DIRECTIONS: Reproduce the data below in full and exclude every picture.

* Start *

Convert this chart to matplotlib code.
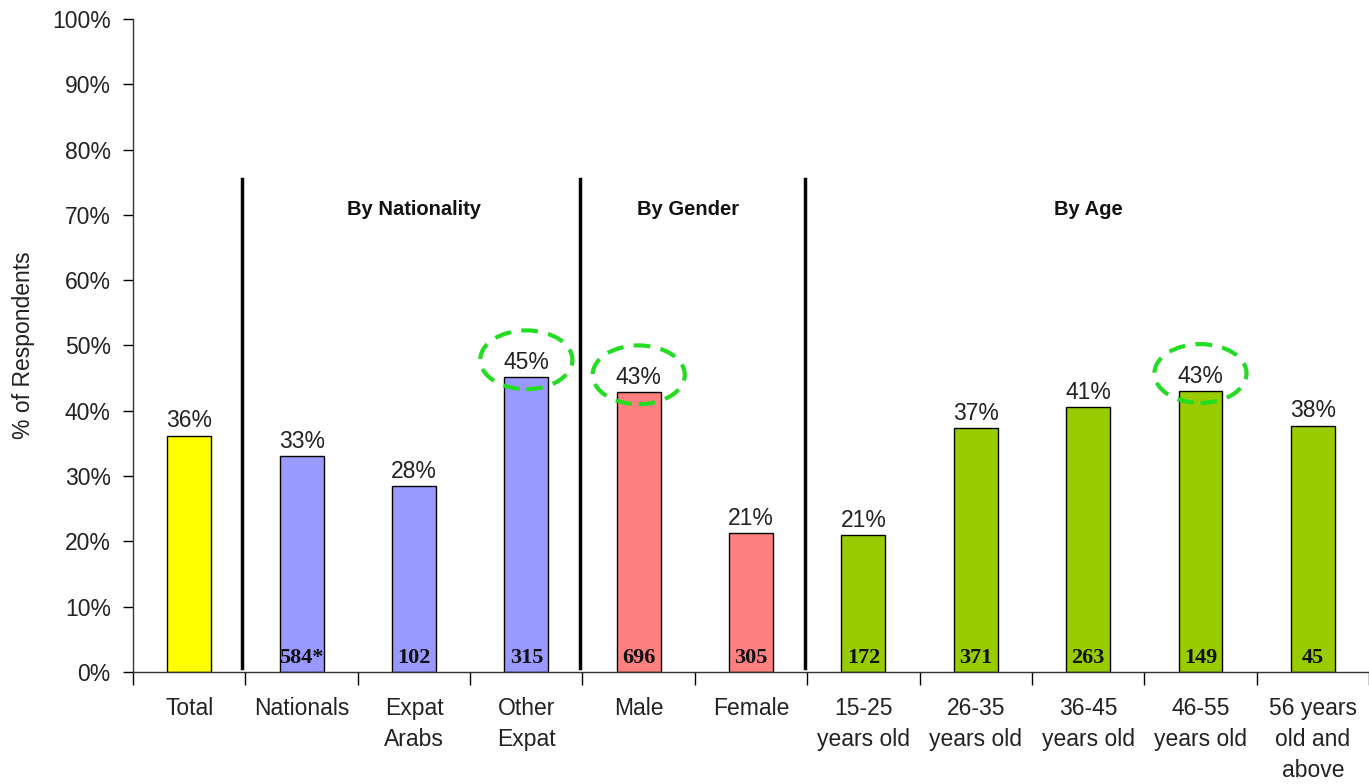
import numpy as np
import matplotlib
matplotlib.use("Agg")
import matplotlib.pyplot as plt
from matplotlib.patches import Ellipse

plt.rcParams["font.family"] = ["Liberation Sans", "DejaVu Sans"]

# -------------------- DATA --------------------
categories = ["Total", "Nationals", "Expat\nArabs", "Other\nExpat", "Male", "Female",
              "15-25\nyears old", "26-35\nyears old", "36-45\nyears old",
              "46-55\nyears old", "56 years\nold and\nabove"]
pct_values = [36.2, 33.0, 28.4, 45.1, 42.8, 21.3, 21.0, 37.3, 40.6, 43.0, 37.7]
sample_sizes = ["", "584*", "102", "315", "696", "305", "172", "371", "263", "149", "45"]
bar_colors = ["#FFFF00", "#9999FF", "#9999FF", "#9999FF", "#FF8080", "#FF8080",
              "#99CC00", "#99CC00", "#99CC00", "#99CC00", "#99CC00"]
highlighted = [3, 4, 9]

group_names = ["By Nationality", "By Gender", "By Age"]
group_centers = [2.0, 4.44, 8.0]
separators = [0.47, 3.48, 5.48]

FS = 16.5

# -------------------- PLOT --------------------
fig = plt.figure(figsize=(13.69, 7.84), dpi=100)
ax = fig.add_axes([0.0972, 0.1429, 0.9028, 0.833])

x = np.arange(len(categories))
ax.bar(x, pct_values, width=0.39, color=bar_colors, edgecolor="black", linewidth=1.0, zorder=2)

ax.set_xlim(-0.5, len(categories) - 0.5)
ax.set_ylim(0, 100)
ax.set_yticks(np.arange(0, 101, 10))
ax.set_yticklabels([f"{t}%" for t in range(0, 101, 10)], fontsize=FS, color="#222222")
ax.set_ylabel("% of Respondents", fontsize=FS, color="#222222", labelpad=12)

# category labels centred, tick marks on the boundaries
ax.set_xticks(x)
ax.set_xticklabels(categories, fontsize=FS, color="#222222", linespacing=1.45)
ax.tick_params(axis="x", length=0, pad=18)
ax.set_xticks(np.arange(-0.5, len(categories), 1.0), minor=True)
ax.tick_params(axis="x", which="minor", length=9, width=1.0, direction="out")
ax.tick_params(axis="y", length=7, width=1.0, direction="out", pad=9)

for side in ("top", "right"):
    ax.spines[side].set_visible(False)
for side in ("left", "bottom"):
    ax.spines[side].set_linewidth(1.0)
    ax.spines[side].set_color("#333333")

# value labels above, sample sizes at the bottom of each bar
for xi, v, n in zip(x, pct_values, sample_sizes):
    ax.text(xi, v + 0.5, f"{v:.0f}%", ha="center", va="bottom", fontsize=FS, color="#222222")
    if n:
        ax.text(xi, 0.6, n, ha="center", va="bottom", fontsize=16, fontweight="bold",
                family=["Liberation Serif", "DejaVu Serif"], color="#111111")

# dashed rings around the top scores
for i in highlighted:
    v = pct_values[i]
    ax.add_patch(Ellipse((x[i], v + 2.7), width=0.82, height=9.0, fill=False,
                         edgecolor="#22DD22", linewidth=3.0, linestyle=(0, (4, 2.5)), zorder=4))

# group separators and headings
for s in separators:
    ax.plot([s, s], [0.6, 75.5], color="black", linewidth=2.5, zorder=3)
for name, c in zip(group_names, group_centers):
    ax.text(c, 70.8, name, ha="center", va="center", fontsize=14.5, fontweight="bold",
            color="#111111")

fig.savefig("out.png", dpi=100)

* End *

SOLUTION FOR THIS EXERCISE:
Convert this chart to matplotlib code.
import numpy as np
import matplotlib
matplotlib.use("Agg")
import matplotlib.pyplot as plt
from matplotlib.patches import Ellipse

plt.rcParams["font.family"] = ["Liberation Sans", "DejaVu Sans"]

# -------------------- DATA --------------------
categories = ["Total", "Nationals", "Expat\nArabs", "Other\nExpat", "Male", "Female",
              "15-25\nyears old", "26-35\nyears old", "36-45\nyears old",
              "46-55\nyears old", "56 years\nold and\nabove"]
pct_values = [36.2, 33.0, 28.4, 45.1, 42.8, 21.3, 21.0, 37.3, 40.6, 43.0, 37.7]
sample_sizes = ["", "584*", "102", "315", "696", "305", "172", "371", "263", "149", "45"]
bar_colors = ["#FFFF00", "#9999FF", "#9999FF", "#9999FF", "#FF8080", "#FF8080",
              "#99CC00", "#99CC00", "#99CC00", "#99CC00", "#99CC00"]
highlighted = [3, 4, 9]

group_names = ["By Nationality", "By Gender", "By Age"]
group_centers = [2.0, 4.44, 8.0]
separators = [0.47, 3.48, 5.48]

FS = 16.5

# -------------------- PLOT --------------------
fig = plt.figure(figsize=(13.69, 7.84), dpi=100)
ax = fig.add_axes([0.0972, 0.1429, 0.9028, 0.833])

x = np.arange(len(categories))
ax.bar(x, pct_values, width=0.39, color=bar_colors, edgecolor="black", linewidth=1.0, zorder=2)

ax.set_xlim(-0.5, len(categories) - 0.5)
ax.set_ylim(0, 100)
ax.set_yticks(np.arange(0, 101, 10))
ax.set_yticklabels([f"{t}%" for t in range(0, 101, 10)], fontsize=FS, color="#222222")
ax.set_ylabel("% of Respondents", fontsize=FS, color="#222222", labelpad=12)

# category labels centred, tick marks on the boundaries
ax.set_xticks(x)
ax.set_xticklabels(categories, fontsize=FS, color="#222222", linespacing=1.45)
ax.tick_params(axis="x", length=0, pad=18)
ax.set_xticks(np.arange(-0.5, len(categories), 1.0), minor=True)
ax.tick_params(axis="x", which="minor", length=9, width=1.0, direction="out")
ax.tick_params(axis="y", length=7, width=1.0, direction="out", pad=9)

for side in ("top", "right"):
    ax.spines[side].set_visible(False)
for side in ("left", "bottom"):
    ax.spines[side].set_linewidth(1.0)
    ax.spines[side].set_color("#333333")

# value labels above, sample sizes at the bottom of each bar
for xi, v, n in zip(x, pct_values, sample_sizes):
    ax.text(xi, v + 0.5, f"{v:.0f}%", ha="center", va="bottom", fontsize=FS, color="#222222")
    if n:
        ax.text(xi, 0.6, n, ha="center", va="bottom", fontsize=16, fontweight="bold",
                family=["Liberation Serif", "DejaVu Serif"], color="#111111")

# dashed rings around the top scores
for i in highlighted:
    v = pct_values[i]
    ax.add_patch(Ellipse((x[i], v + 2.7), width=0.82, height=9.0, fill=False,
                         edgecolor="#22DD22", linewidth=3.0, linestyle=(0, (4, 2.5)), zorder=4))

# group separators and headings
for s in separators:
    ax.plot([s, s], [0.6, 75.5], color="black", linewidth=2.5, zorder=3)
for name, c in zip(group_names, group_centers):
    ax.text(c, 70.8, name, ha="center", va="center", fontsize=14.5, fontweight="bold",
            color="#111111")

fig.savefig("out.png", dpi=100)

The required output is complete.